↓↓↓
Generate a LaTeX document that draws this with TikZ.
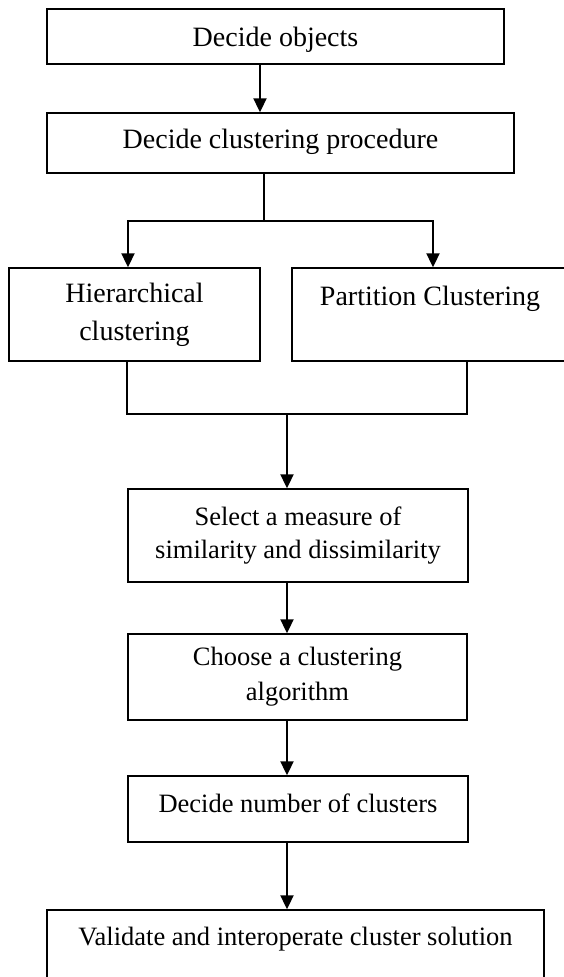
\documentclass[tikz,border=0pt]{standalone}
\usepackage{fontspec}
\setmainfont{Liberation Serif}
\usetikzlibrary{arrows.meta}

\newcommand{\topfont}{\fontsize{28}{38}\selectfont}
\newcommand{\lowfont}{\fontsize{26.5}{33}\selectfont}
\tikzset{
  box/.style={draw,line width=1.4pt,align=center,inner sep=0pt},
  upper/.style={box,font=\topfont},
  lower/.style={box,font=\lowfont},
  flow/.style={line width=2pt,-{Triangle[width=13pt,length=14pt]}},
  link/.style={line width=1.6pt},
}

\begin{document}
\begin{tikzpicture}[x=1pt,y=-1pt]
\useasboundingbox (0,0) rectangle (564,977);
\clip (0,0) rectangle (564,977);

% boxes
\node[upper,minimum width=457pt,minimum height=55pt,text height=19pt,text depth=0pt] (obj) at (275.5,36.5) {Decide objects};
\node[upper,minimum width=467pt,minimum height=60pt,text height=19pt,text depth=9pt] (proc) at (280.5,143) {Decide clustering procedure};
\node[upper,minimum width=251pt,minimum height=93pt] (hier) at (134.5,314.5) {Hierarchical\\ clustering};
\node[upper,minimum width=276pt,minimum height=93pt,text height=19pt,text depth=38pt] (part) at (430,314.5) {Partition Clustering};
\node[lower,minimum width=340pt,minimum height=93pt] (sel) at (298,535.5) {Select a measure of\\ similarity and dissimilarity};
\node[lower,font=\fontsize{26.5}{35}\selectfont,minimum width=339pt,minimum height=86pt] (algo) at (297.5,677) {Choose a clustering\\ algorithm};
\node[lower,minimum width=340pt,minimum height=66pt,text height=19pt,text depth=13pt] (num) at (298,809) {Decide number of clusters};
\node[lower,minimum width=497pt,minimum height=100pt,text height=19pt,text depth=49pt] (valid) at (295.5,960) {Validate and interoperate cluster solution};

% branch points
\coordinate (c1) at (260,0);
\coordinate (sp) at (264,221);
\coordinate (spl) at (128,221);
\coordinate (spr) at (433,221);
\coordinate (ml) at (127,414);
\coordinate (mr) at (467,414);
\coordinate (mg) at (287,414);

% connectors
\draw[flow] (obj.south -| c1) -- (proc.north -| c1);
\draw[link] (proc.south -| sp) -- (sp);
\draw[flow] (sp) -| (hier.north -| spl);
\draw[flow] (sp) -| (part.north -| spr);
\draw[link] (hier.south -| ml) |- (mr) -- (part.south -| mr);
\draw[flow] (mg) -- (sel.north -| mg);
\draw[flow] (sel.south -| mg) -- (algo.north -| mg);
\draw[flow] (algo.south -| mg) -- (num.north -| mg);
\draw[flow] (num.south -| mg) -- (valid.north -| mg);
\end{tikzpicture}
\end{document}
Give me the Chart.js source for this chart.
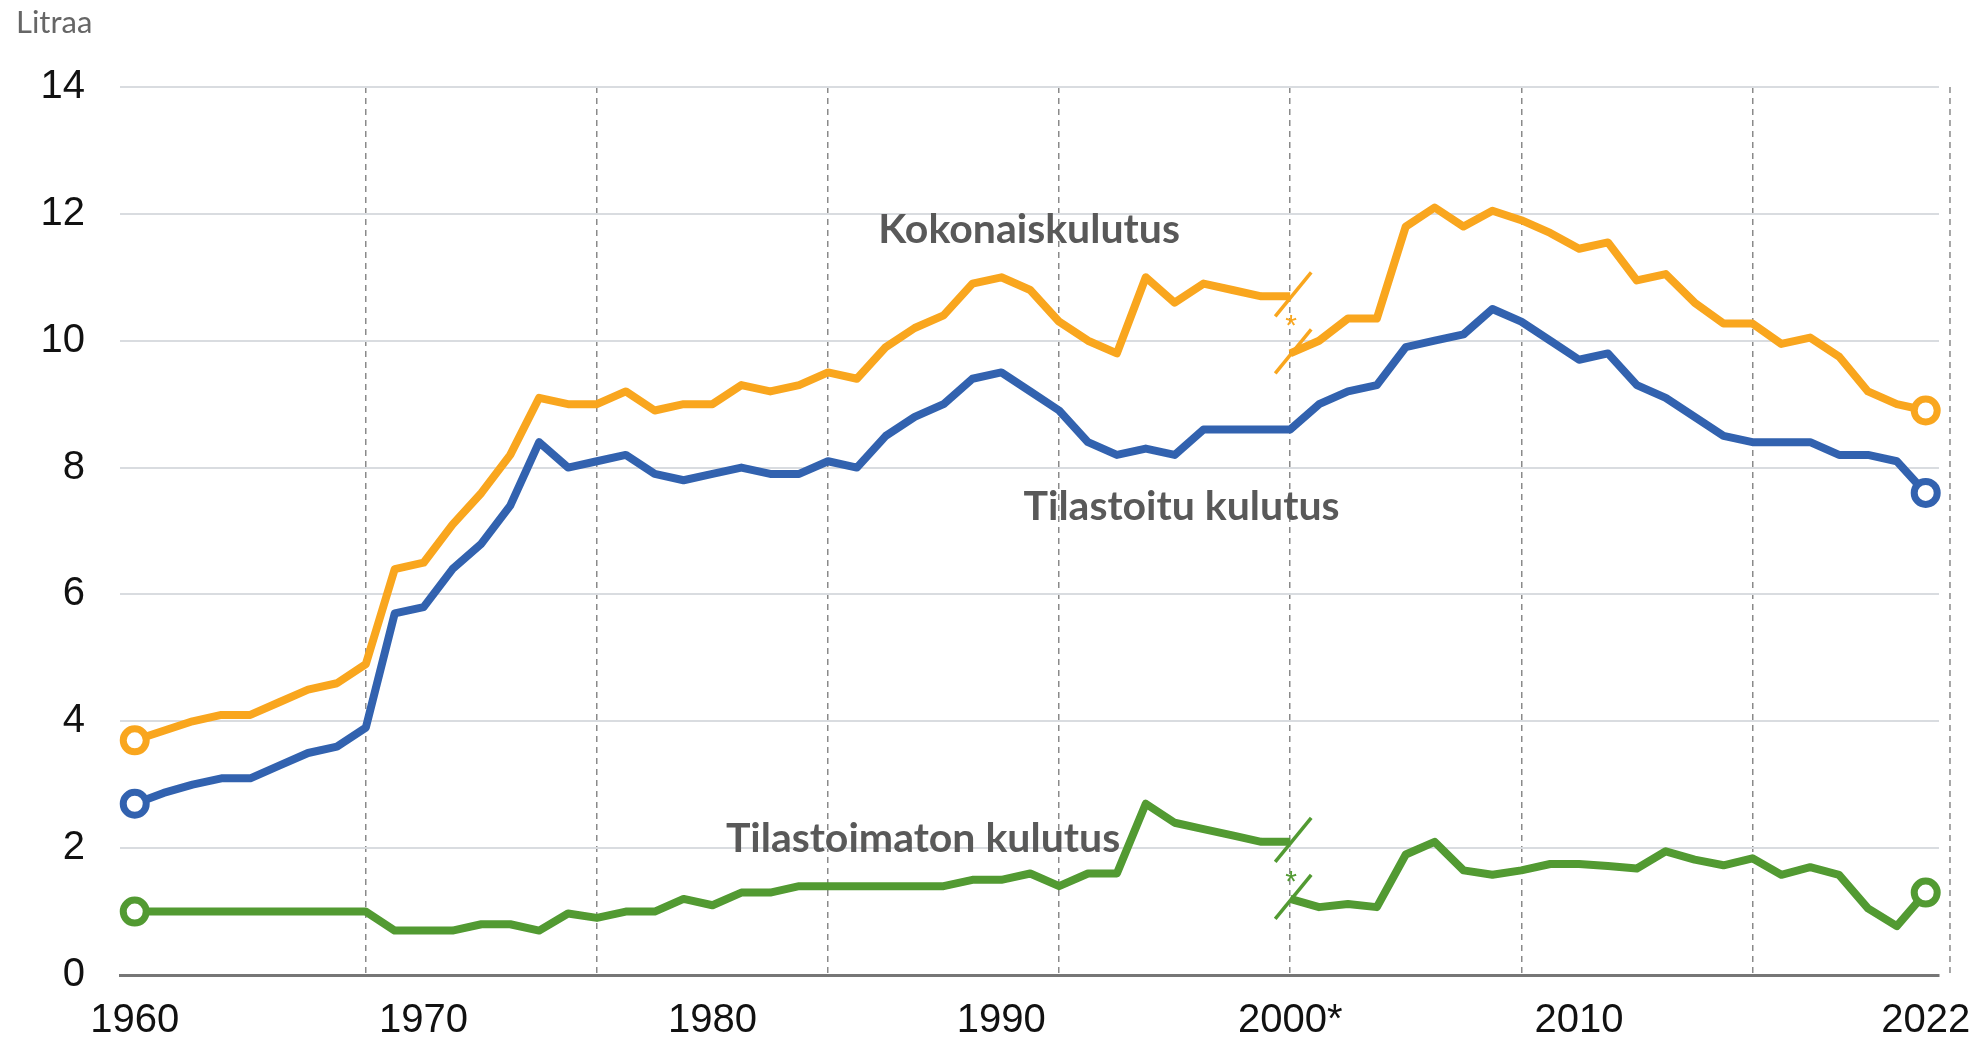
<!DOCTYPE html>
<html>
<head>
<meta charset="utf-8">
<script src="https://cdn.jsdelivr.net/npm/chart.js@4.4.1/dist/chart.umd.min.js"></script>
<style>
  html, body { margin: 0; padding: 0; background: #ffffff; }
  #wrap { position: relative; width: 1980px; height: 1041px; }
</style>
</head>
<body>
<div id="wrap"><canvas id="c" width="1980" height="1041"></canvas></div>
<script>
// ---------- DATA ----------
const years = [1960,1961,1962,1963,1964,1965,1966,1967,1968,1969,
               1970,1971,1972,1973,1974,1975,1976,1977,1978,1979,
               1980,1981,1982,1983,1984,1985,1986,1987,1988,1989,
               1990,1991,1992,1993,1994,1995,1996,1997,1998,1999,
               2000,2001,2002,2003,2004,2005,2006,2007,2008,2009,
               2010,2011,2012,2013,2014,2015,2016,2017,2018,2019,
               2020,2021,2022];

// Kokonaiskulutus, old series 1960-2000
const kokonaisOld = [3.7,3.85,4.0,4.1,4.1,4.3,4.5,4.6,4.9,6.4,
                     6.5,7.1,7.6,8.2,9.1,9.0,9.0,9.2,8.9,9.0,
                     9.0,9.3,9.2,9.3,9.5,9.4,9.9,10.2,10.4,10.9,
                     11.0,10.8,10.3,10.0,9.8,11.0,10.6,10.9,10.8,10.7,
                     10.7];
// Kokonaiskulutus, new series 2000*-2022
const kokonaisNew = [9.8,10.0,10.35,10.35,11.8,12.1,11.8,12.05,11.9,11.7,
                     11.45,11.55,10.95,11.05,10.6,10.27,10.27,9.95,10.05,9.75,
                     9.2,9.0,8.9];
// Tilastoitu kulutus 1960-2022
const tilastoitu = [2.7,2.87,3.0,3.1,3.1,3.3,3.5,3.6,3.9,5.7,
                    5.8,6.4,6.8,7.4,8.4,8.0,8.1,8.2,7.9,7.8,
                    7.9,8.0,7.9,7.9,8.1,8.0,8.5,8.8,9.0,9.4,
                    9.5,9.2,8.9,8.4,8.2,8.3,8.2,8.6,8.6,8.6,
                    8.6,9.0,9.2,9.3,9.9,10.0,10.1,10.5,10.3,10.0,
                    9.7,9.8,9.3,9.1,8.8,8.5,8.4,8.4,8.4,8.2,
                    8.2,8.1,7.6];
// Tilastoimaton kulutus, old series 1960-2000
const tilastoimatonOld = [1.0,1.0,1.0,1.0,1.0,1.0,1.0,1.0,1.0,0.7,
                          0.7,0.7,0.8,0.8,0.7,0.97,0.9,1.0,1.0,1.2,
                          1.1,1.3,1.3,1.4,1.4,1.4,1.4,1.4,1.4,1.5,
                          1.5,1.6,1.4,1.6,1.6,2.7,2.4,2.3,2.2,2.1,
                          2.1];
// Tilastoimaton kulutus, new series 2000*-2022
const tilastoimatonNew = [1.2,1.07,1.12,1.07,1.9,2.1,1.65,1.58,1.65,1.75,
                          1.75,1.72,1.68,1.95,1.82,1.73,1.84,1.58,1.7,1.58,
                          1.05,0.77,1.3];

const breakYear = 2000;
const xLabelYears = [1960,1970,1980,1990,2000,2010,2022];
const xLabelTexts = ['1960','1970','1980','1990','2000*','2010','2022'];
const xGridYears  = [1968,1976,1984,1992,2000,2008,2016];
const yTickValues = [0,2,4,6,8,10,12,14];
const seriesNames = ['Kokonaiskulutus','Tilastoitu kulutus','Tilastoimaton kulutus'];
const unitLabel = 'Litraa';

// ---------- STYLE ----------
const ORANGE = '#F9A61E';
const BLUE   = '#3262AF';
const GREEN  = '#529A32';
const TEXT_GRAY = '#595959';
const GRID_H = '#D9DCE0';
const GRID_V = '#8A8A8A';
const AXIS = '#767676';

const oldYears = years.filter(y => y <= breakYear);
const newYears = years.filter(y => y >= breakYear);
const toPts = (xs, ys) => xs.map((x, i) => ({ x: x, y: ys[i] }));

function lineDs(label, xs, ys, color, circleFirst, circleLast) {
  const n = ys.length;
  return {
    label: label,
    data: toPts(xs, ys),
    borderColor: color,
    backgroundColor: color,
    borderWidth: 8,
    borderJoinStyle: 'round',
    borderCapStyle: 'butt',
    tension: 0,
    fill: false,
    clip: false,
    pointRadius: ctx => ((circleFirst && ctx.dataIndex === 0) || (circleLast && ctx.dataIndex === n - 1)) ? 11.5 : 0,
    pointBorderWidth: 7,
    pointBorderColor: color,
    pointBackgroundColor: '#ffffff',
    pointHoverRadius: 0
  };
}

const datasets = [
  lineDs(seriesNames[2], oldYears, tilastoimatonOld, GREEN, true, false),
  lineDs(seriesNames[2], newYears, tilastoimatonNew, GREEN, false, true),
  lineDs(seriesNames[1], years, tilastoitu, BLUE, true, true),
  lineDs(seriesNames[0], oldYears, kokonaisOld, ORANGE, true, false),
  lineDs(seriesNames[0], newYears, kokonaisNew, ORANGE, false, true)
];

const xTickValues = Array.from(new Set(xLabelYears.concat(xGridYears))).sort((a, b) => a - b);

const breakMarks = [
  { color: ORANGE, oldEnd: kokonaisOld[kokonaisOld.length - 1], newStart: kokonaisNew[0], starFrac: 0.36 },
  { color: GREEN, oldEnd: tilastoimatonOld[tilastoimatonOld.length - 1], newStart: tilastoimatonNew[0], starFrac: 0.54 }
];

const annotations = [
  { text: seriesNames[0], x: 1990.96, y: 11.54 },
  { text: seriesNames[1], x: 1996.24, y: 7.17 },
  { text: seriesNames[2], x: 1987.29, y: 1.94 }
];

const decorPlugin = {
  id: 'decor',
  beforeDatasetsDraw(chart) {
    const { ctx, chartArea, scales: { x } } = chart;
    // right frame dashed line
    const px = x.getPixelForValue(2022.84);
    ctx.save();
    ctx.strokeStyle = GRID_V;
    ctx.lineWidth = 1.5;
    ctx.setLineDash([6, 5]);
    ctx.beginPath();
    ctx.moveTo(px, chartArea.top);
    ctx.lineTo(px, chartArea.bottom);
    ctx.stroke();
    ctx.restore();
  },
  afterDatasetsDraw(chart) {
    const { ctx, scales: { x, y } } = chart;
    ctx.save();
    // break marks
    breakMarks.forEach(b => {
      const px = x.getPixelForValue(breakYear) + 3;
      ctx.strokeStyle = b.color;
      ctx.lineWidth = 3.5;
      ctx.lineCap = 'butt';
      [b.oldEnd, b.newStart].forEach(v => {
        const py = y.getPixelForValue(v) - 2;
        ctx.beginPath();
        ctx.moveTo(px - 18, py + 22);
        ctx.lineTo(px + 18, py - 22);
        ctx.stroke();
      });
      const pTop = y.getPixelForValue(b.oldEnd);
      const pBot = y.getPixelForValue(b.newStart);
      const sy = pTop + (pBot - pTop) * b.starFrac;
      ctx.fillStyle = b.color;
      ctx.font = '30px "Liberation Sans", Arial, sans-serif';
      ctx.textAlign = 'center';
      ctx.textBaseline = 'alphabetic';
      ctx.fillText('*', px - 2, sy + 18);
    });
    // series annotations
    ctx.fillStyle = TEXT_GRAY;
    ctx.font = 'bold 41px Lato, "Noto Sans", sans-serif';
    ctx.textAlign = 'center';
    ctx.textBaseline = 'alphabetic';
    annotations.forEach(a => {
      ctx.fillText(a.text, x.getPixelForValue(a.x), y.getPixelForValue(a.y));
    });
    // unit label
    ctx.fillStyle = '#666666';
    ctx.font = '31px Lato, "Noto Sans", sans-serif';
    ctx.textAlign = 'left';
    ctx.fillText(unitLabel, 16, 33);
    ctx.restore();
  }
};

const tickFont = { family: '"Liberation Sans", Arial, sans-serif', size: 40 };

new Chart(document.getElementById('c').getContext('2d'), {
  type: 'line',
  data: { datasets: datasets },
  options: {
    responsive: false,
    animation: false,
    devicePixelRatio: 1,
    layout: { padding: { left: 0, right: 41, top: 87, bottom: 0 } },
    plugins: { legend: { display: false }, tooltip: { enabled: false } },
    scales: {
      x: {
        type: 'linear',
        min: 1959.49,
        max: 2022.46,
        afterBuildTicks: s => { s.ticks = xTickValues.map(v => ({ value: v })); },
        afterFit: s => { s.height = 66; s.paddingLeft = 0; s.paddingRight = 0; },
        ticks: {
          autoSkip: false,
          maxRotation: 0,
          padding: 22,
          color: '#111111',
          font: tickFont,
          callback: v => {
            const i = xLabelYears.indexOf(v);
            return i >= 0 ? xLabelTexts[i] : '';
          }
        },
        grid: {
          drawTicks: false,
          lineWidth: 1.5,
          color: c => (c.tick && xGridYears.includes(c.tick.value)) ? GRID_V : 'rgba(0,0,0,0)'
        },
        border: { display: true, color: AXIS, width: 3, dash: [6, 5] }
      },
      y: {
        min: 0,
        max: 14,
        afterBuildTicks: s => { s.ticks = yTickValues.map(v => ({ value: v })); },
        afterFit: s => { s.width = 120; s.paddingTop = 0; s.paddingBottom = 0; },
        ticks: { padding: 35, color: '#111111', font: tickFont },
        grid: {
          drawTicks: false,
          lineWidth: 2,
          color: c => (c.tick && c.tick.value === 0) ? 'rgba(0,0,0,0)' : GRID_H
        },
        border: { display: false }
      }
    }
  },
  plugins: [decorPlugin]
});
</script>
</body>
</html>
↑↑↑
▶ [WORK TO DO]:
Identify the lines that contain the string "this", and copy every one of them.

▶ [RESULT BELOW]:
Generate a LaTeX document that draws this with TikZ.
Give me the Chart.js source for this chart.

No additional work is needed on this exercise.